From this point of view, the difference which
exists between the Schoolmen and certain modern
philosophers is striking. Kant, for example,
introduces in his philosophy compartments separated
by tight walls. Science has nothing to do with
moral conduct; private conduct and external legal
relations are regulated by different principles. Or
again, a man like Taine does not concern himself
with the bearings of his theory of reality upon his
moral duties. Similarly, a great many of our
contemporaries split their lives into two parts --
just as the Greek sceptics declared that certainty
was impossible of attainment, in theory, and yet in
practice acted as if they possessed certainty. Many
men declare themselves unable to prove the
existence of God, and nevertheless regard his
existence as a postulate, necessary for action.
Nothing is more painful than these internal
disruptions, which lead one to say that what is
true and valuable in one context ceases to be so in
another.
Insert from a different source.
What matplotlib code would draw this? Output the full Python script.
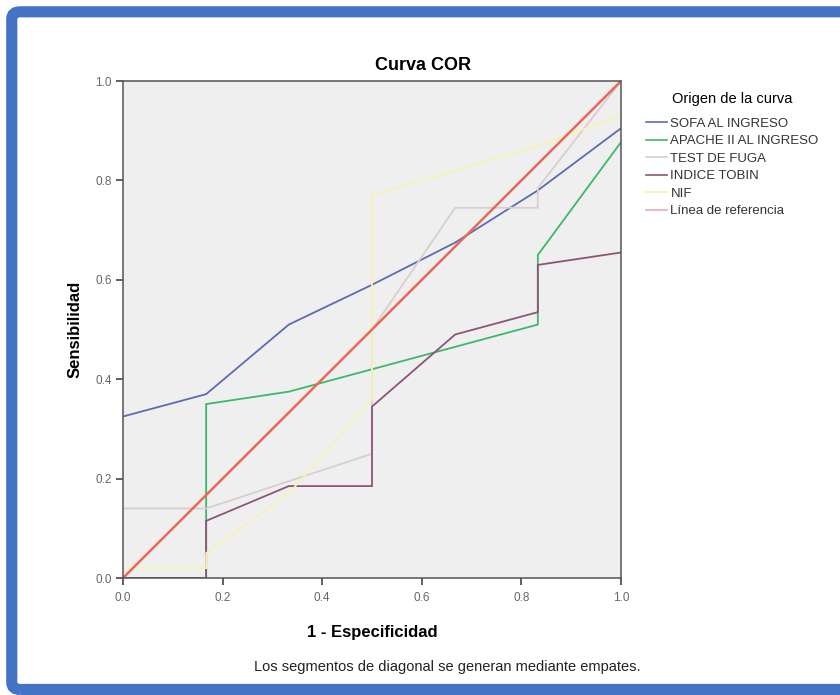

And nothing is more opposed to the spirit
of Thomism. Here we are face to face with a system
or a doctrinal whole, in which everything is
necessary for the rest. Truth, for Thomas, cannot
contradict truth; and a doctrine, once established
in one department, has validity in all others.
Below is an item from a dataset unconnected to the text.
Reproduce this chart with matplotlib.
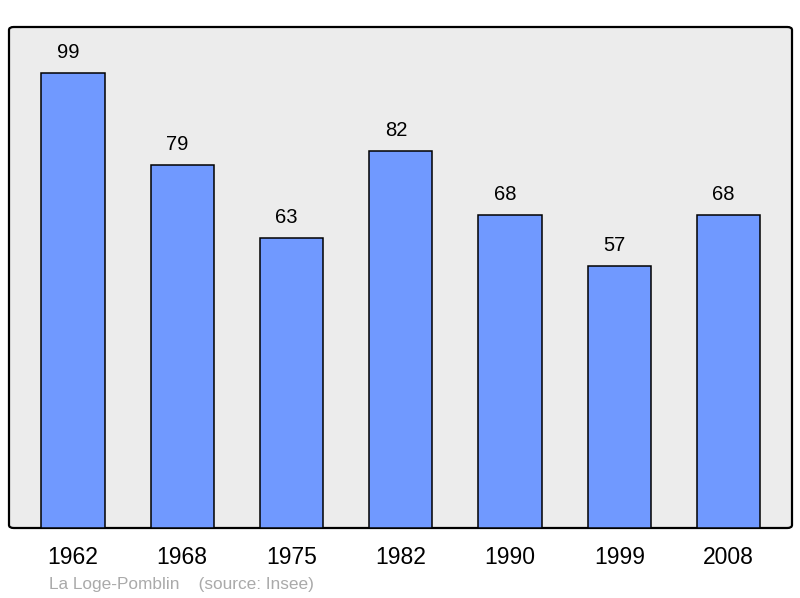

We have met in the course of this small work
several instances of this coherence. Logic is
closely bound to the psychological thesis of
abstraction. Solutions of social problems rest upon
the value of the personality. The theories of
actuality and potentiality, of causality and of
teleology, of essence and existence saturate the
whole system. Everywhere we detect the metaphysics,
which sustains all [1].
Among the doctrines on which systematic
coherence depends, there are three which are of
fundamental importance. They resemble the pointed
form which is found everywhere, in every corner and
feature of a Gothic cathedral. We refer to the
intellectualism of the Schoolmen, to their emphasis
of the value of human personality, and to the
central place of God.
This intellectualism, of which Thomas Aquinas
and Duns Scotus are the chief representatives,
proclaims the supremacy of reason. To know is the
noblest of the activities of a conscious being, --
whether it be God, a limited spirit like an angel,
or man. We apprehend reality by means of
abstractions; and though such a mode of knowing is
poor and restricted, nevertheless it is man's
privilege, and raises him above the mere animal
kingdom. If one looks back over the preceding
essays, he will find that the theory of abstract
concepts extends throughout thomistic philosophy.
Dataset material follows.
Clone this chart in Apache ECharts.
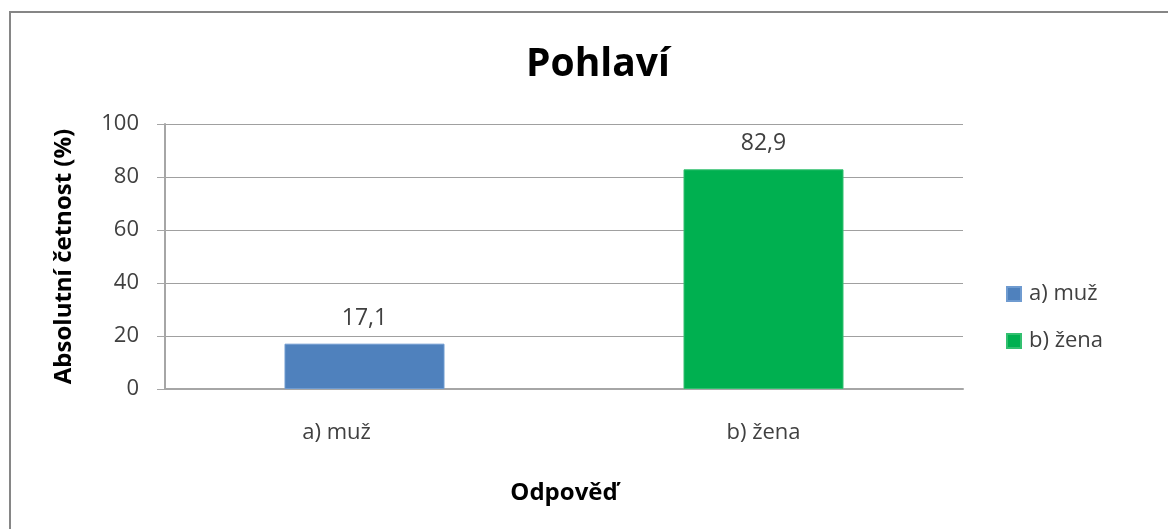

If the abstract character of concepts were denied
the process of judgment would become inexplicable;
the possibility of science or general laws would be
cut off; human liberty would become an illusion;
moral ideals which rest upon the knowledge and love
of God would vanish from life; even social life
would change its character, for the entire system
of Government is necessary only as a means to moral
happiness.
The second fundamental doctrine is the value of
personality. It declares each man to be an
autonomous being, possessing his own body and his
own soul, an agent with his own intelligence, will,
and powers of action. Substantial or natural
equality of men, the right to individual happiness,
the protection of the person from the state, the
mission of the state with reference to the
individual, personal survival, -- all are
applications of the individualism which we wish to
emphasize. Thomas has a profound aversion for
anything resembling sacrifice of personal dignity
and self-reliance. Man is no exception to the
general metaphysical rule that only individual
substances exist or can exist; and God Himself, who
created the world, is an Individual.
Finally, is it necessary to remark that God is
found everywhere in the system? All the doctrines
converge towards Him, as the radii of a circle
converge towards the center. The God which Aquinas
describes is not a deus ex machina, a pure
product of reason, a metaphysical storehouse for
Platonic Ideas. He is Infinite Life, and it is the
divine life which gives a meaning to human life.
For, God presents himself to man as the sole object
worthy of his knowledge and love. An immutable and
eternal relation exists between God and human
nature (lex aeterna): and man, in
recognizing the bonds which attach him to God,
knows by this very act in what way he must direct
his conduct to reach God. Family life, cooperation
of the individuals in the social group, natural
religion are means which aid the ascent of the
human soul toward the Infinite. For the
philosophers of the thirteenth century life is
worth living, and all humanity moves forward toward
happiness.
C. Philosophy and
Catholic Theology
No one has emphasized the distinction between
reason and faith to a greater extent than Thomas
(XVI, D). The one is not the other. But reason
leads to faith, philosophy to theology. If
Christian revelation is an historical fact -- and
no one doubted it in the West, at that time --
philosophy reaches its culmination in theology. The
life of the Christian appears as a more complete
approach to God, the Being before whom all others
are as if they were not. What Christian faith
promises is a blessed vision, in which God reveals
Himself to the soul, no longer in the pale images
of the world of sense, but as He is.
Thus at once, the meaning of individual ethics
and social philosophy changes. Life becomes a
pilgrimage (via) toward our true fatherland
(patria): duty done through the love of
Christ takes on a higher value; the purely human
ideal vanishes before the ideal of the
Beatitudes and the Sermon on the
Mount; social life is illuminated by the love
of the other souls redeemed by Christ. Art itself
becomes a symbol of the divine, and for Francis of
Assisi, for Giotto, for the master builders of
cathedrals, as well as for Dante, it appears as a
way which leads the living generations toward
heavenly immortality.
Notes:
1. The reading of two or three articles of the
two Summae of Thomas is sufficient to show that the
subject therein treated is continually referred to
and harmonized with other subjects, and given its
proper place in the system as a whole.